Our Lavender Shortbread Drop Cookies are light, buttery, and have just a hint of lavender. They are easy to make and oh so good!
Lavender in a cookie? If you haven’t tried it, it is simply something you must!
Before you try this recipe, here are a few helpful hints to check out:
WHAT DO LAVENDER COOKIES TASTE LIKE?
They have a very subtle Lavender aroma and flavor. It’s not overpowering at all.
CAN LAVENDER BE EATEN?
Yes, it can be! Since it’s an herb, like thyme and rosemary, it can be used in any form of cooking and baking. If you haven’t tried lavender yet, you simply must!
HOW CAN YOU TEL IF LAVENDER IS EDIBLE?
You can pick them when they haven’t turned brown and the flowers are fully open. Your goal is to get the tiny flower that is inside that you have to remove from the flower head.
WHAT INGREDIENTS ARE NEEDED TO MAKE THESE LAVENDER SHORTBREAD DROP COOKIES?
Fresh or dried lavender, flour, raw honey, salted butter, salt, powdered sugar, milk or lemon juice, and vanilla extract.
Ready to make these light and buttery shortbread cookies?
- 2 ¼ cups all-purpose flour
- ½ cup raw honey
- 1 cup (two sticks) room temperature salted butter
- ¾ teaspoon quality salt
- Fresh or dried lavender flowers, we used a mix of both
For the glaze
- ⅔ cup powdered sugar
- About 1-2 tablespoons milk or pure lemon juice, we used lemon juice
- Dash of pure vanilla extract
Cream together the honey, butter and salt, then whip for about 3 minutes longer until super light and fluffy before adding in the flour. Mix only until the ingredients are combined and then cover and chill for about 15 minutes.
While the dough is chilling, line two baking sheets with parchment paper and preheat the oven to 350 degrees.
Use an ice cream scoop to make even sized mounds of dough on the trays. The scoop we used was a 1.5 tablespoon size.

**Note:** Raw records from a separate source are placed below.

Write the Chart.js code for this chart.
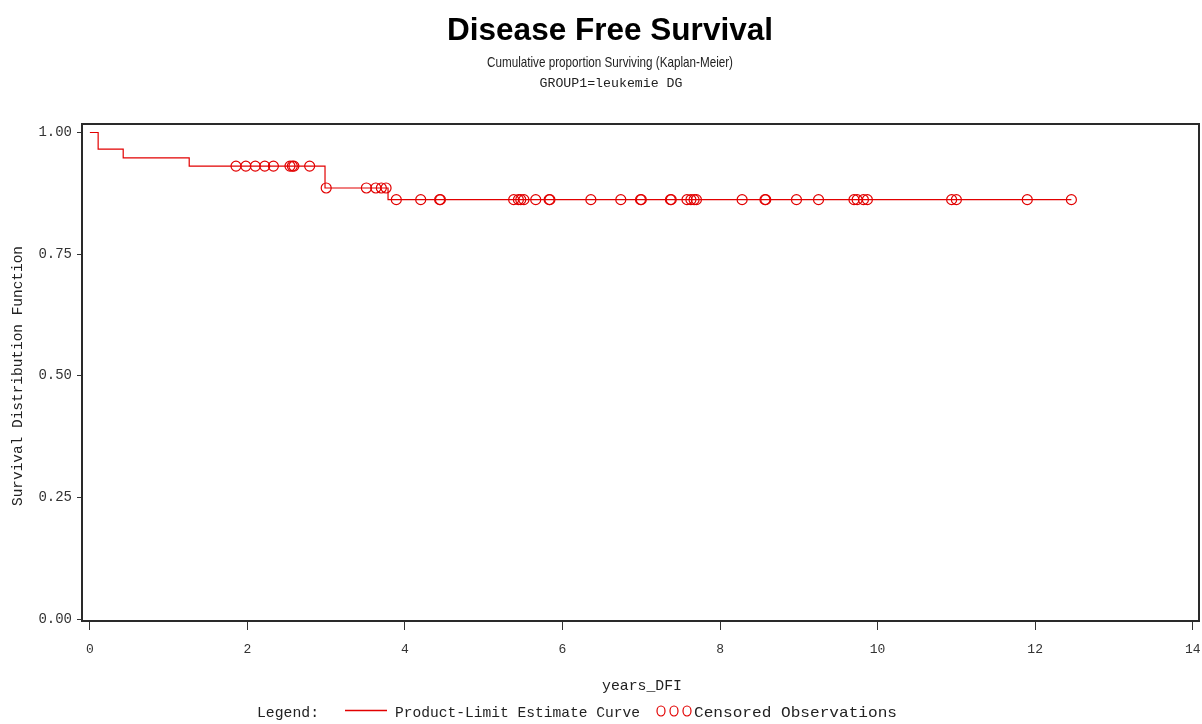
<!DOCTYPE html>
<html><head><meta charset="utf-8">
<script src="https://cdn.jsdelivr.net/npm/chart.js@4/dist/chart.umd.min.js"></script>
<style>html,body{margin:0;padding:0;background:#fff}#wrap{width:1202px;height:724px;position:relative}</style>
</head><body><div id="wrap"><canvas id="c" width="1202" height="724"></canvas></div>
<script>
// ---- data ----
const stepTimes    = [0, 0.105, 0.423, 1.261, 2.985, 3.785, 12.46];
const stepSurvival = [1.0, 0.966, 0.948, 0.931, 0.886, 0.862, 0.862];
const censoredTimes = [1.855, 1.98, 2.10, 2.22, 2.33, 2.54, 2.57, 2.59, 2.79, 3.00,
  3.51, 3.63, 3.70, 3.76, 3.89, 4.20, 4.44, 4.45, 5.38, 5.44, 5.47, 5.51, 5.66, 5.83, 5.84,
  6.36, 6.74, 6.99, 7.00, 7.37, 7.38, 7.58, 7.63, 7.67, 7.70, 8.28, 8.57, 8.58, 8.97, 9.25,
  9.70, 9.74, 9.82, 9.87, 10.94, 11.00, 11.90, 12.46];
const xTicks = [0, 2, 4, 6, 8, 10, 12, 14];
const yTicks = [0, 0.25, 0.5, 0.75, 1.0];
const yTickLabels = ['0.00', '0.25', '0.50', '0.75', '1.00'];
const titleText = 'Disease Free Survival';
const subtitleText = 'Cumulative proportion Surviving (Kaplan-Meier)';
const groupText = 'GROUP1=leukemie DG';
const xTitle = 'years_DFI';
const yTitle = 'Survival Distribution Function';
const curveLabel = 'Product-Limit Estimate Curve';
const censLabel = 'Censored Observations';

const RED = 'rgb(226,0,0)';
function levelAt(t) {
  let v = stepSurvival[0];
  for (let i = 0; i < stepTimes.length; i++) if (stepTimes[i] <= t) v = stepSurvival[i];
  return v;
}

function drawFit(ctx, text, x, y, width, font, align) {
  ctx.save();
  ctx.font = font;
  const w = ctx.measureText(text).width;
  const sx = width / w;
  ctx.textBaseline = 'middle';
  ctx.textAlign = 'left';
  let left = align === 'center' ? x - width / 2 : x;
  ctx.translate(left, y);
  ctx.scale(sx, 1);
  ctx.fillText(text, 0, 0);
  ctx.restore();
}

const decor = {
  id: 'decor',
  afterDatasetsDraw(chart) {
    const ctx = chart.ctx, a = chart.chartArea;
    ctx.save();
    ctx.strokeStyle = '#2a2a2a';
    ctx.lineWidth = 2;
    ctx.strokeRect(a.left, a.top, a.right - a.left, a.bottom - a.top);
    ctx.restore();
  },
  afterDraw(chart) {
    const ctx = chart.ctx;
    ctx.save();
    ctx.fillStyle = '#000';
    drawFit(ctx, titleText, 610, 31, 326, 'bold 32px "Liberation Sans"', 'center');
    ctx.fillStyle = '#222';
    drawFit(ctx, subtitleText, 610, 63, 246, '15px "Liberation Sans"', 'center');
    drawFit(ctx, groupText, 611, 84, 143, '12px "Liberation Mono"', 'center');
    // y title
    ctx.save();
    ctx.translate(18, 376);
    ctx.rotate(-Math.PI / 2);
    drawFit(ctx, yTitle, 0, 0, 260, '14px "Liberation Mono"', 'center');
    ctx.restore();
    // x title
    drawFit(ctx, xTitle, 642, 686, 80, '15px "Liberation Mono"', 'center');
    // legend
    const lf = '15px "Liberation Mono"';
    drawFit(ctx, 'Legend:', 257, 713, 62, lf, 'left');
    ctx.strokeStyle = RED; ctx.lineWidth = 1.5;
    ctx.beginPath(); ctx.moveTo(345, 710.5); ctx.lineTo(387, 710.5); ctx.stroke();
    drawFit(ctx, curveLabel, 395, 713, 245, lf, 'left');
    ctx.lineWidth = 1.2;
    [661, 674, 687].forEach(cx => { ctx.beginPath(); ctx.ellipse(cx, 711, 4, 5, 0, 0, Math.PI * 2); ctx.stroke(); });
    drawFit(ctx, censLabel, 694, 713, 203, lf, 'left');
    ctx.restore();
  }
};

new Chart(document.getElementById('c'), {
  type: 'line',
  data: {
    datasets: [
      {
        label: curveLabel,
        data: stepTimes.map((t, i) => ({ x: t, y: stepSurvival[i] })),
        stepped: true,
        borderColor: RED,
        borderWidth: 1.2,
        pointRadius: 0,
        fill: false
      },
      {
        label: censLabel,
        data: censoredTimes.map(t => ({ x: t, y: levelAt(t) })),
        showLine: false,
        pointStyle: 'circle',
        pointRadius: 5,
        pointBorderColor: RED,
        pointBackgroundColor: 'rgba(0,0,0,0)',
        pointBorderWidth: 1.2
      }
    ]
  },
  options: {
    responsive: false,
    animation: false,
    devicePixelRatio: 1,
    layout: { autoPadding: false, padding: { left: 0, top: 124, right: 3, bottom: 0 } },
    plugins: { legend: { display: false }, title: { display: false }, tooltip: { enabled: false } },
    scales: {
      x: {
        type: 'linear', min: -0.1, max: 14.08,
        afterBuildTicks: s => { s.ticks = xTicks.map(v => ({ value: v })); },
        afterFit: s => { s.height = 103; s.paddingLeft = 0; s.paddingRight = 0; },
        ticks: { font: { family: 'Liberation Mono', size: 13 }, color: '#333', padding: 12, maxRotation: 0, autoSkip: false, callback: v => String(v) },
        grid: { drawOnChartArea: false, drawTicks: true, tickLength: 9, color: '#333', tickWidth: 1 },
        border: { display: false }
      },
      y: {
        type: 'linear', min: -0.004, max: 1.0175,
        afterBuildTicks: s => { s.ticks = yTicks.map(v => ({ value: v })); },
        afterFit: s => { s.width = 82; s.paddingTop = 0; s.paddingBottom = 0; },
        ticks: { font: { family: 'Liberation Mono', size: 14 }, color: '#333', padding: 5, autoSkip: false, callback: v => yTickLabels[yTicks.indexOf(v)] },
        grid: { drawOnChartArea: false, drawTicks: true, tickLength: 5, color: '#333', tickWidth: 1 },
        border: { display: false }
      }
    }
  },
  plugins: [decor]
});
</script>
</body></html>
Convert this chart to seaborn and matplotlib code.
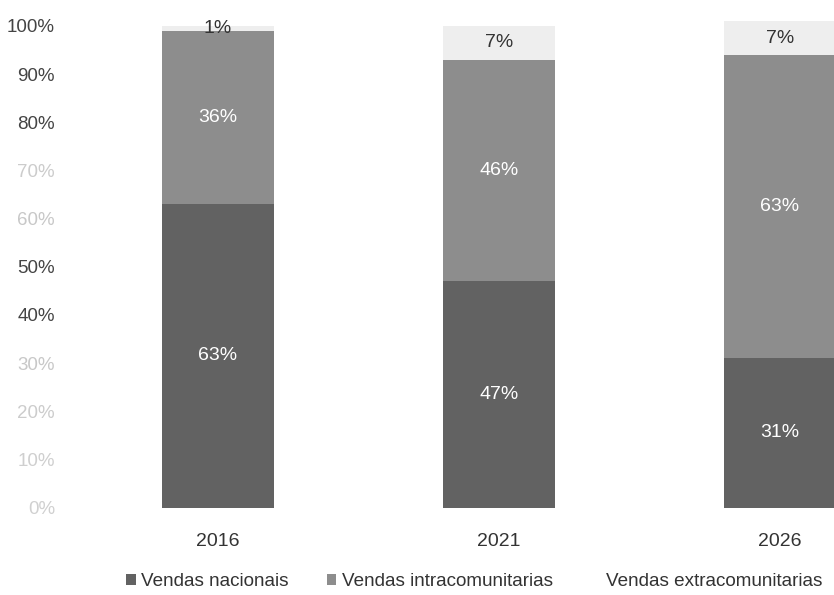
import matplotlib
matplotlib.use("Agg")
import matplotlib.pyplot as plt
from matplotlib.patches import Patch
import seaborn as sns
import numpy as np
import pandas as pd

years = ["2016", "2021", "2026"]
nacionais = [63, 47, 31]
intracomunitarias = [36, 46, 63]
extracomunitarias = [1, 7, 7]
series_names = ["Vendas nacionais", "Vendas intracomunitarias", "Vendas extracomunitarias"]
colors = ["#626262", "#8d8d8d", "#eeeeee"]
label_colors = ["white", "white", "#333333"]
tick_labels = ["0%", "10%", "20%", "30%", "40%", "50%", "60%", "70%", "80%", "90%", "100%"]
tick_colors = ["#d0d0d0", "#cfcfcf", "#cccccc", "#c8c8c8", "#444444", "#444444",
               "#c8c8c8", "#cccccc", "#444444", "#444444", "#444444"]

sns.set_theme(style="white")
plt.rcParams["font.family"] = ["Liberation Sans Narrow", "Liberation Sans", "DejaVu Sans"]

W, H = 834, 595
fig = plt.figure(figsize=(W / 100, H / 100), dpi=100)

# pixel layout of the plotting area
left_px, right_px = 62, 834
bottom_px = 507.5
px_per_pct = 4.815
ymax = 102
top_px = bottom_px - ymax * px_per_pct
ax = fig.add_axes([left_px / W, (H - bottom_px) / H,
                   (right_px - left_px) / W, (bottom_px - top_px) / H])

df = pd.DataFrame({"ano": years,
                   "nac": nacionais,
                   "intra": intracomunitarias,
                   "extra": extracomunitarias})
df["c1"] = df["nac"]
df["c2"] = df["nac"] + df["intra"]
df["c3"] = df["c2"] + df["extra"]

# cumulative layers drawn back to front to form stacked bars
for col, color in zip(["c3", "c2", "c1"], colors[::-1]):
    sns.barplot(data=df, x="ano", y=col, color=color, width=0.4,
                saturation=1, linewidth=0, ax=ax, errorbar=None)

# segment value labels
for i in range(len(years)):
    seg_vals = [nacionais[i], intracomunitarias[i], extracomunitarias[i]]
    base = 0
    for k, v in enumerate(seg_vals):
        ax.text(i, base + v / 2, f"{v}%", ha="center", va="center",
                fontsize=14, color=label_colors[k])
        base += v

x0 = (left_px - 218) / 281
x1 = (right_px - 218) / 281
ax.set_xlim(x0, x1)
ax.set_ylim(0, ymax)
ax.set_yticks(np.arange(0, 101, 10))
ax.set_yticklabels(tick_labels, fontsize=13.5)
for t, c in zip(ax.get_yticklabels(), tick_colors):
    t.set_color(c)
ax.tick_params(axis="y", length=0, pad=5)
ax.tick_params(axis="x", length=0, pad=18, labelsize=14, labelcolor="#333333")
ax.set_xlabel("")
ax.set_ylabel("")
for s in ax.spines.values():
    s.set_visible(False)

handles = [Patch(facecolor=colors[0], edgecolor="none"),
           Patch(facecolor=colors[1], edgecolor="none"),
           Patch(facecolor="white", edgecolor="none")]
fig.legend(handles, series_names, loc="center", ncol=3,
           bbox_to_anchor=(474 / W, 1 - 582 / H), frameon=False,
           fontsize=13.6, handlelength=0.5, handleheight=0.5,
           handletextpad=0.3, columnspacing=2.0, labelcolor="#333333",
           borderpad=0, borderaxespad=0)

fig.savefig("out.png", dpi=100)
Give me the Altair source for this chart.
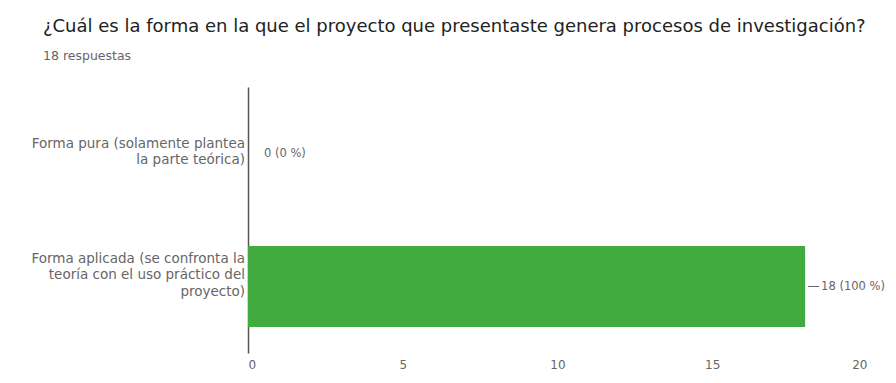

Bake for about 12 to 15 minutes depending on how hot your oven runs, remove as soon as you see the edges starting to turn golden brown. This will give you a lightly crisp edge with a perfectly soft center.
Allow the cookies to cool slowly on the trays. While that happens you can whisk together the glaze.
Pour the glaze on while the cookies are still a little bit warm and sprinkle the lavender flowers on right away. For the best results, pour the glaze over 2 or 3 cookies at a time and then sprinkle on the flowers to make sure the glaze doesn’t start to set before you can add them on. Or you can have a helper sprinkle the flowers on for you.
These cookies freeze nicely or will sit well in an airtight container on the counter for a few days.
Amount Per Serving: Calories: 81Total Fat: 1gSaturated Fat: 0gTrans Fat: 0gUnsaturated Fat: 0gCholesterol: 1mgSodium: 71mgCarbohydrates: 18gFiber: 0gSugar: 9gProtein: 1g
These calculations are estimates. Your actual totals will be based on the ingredients that you actually use.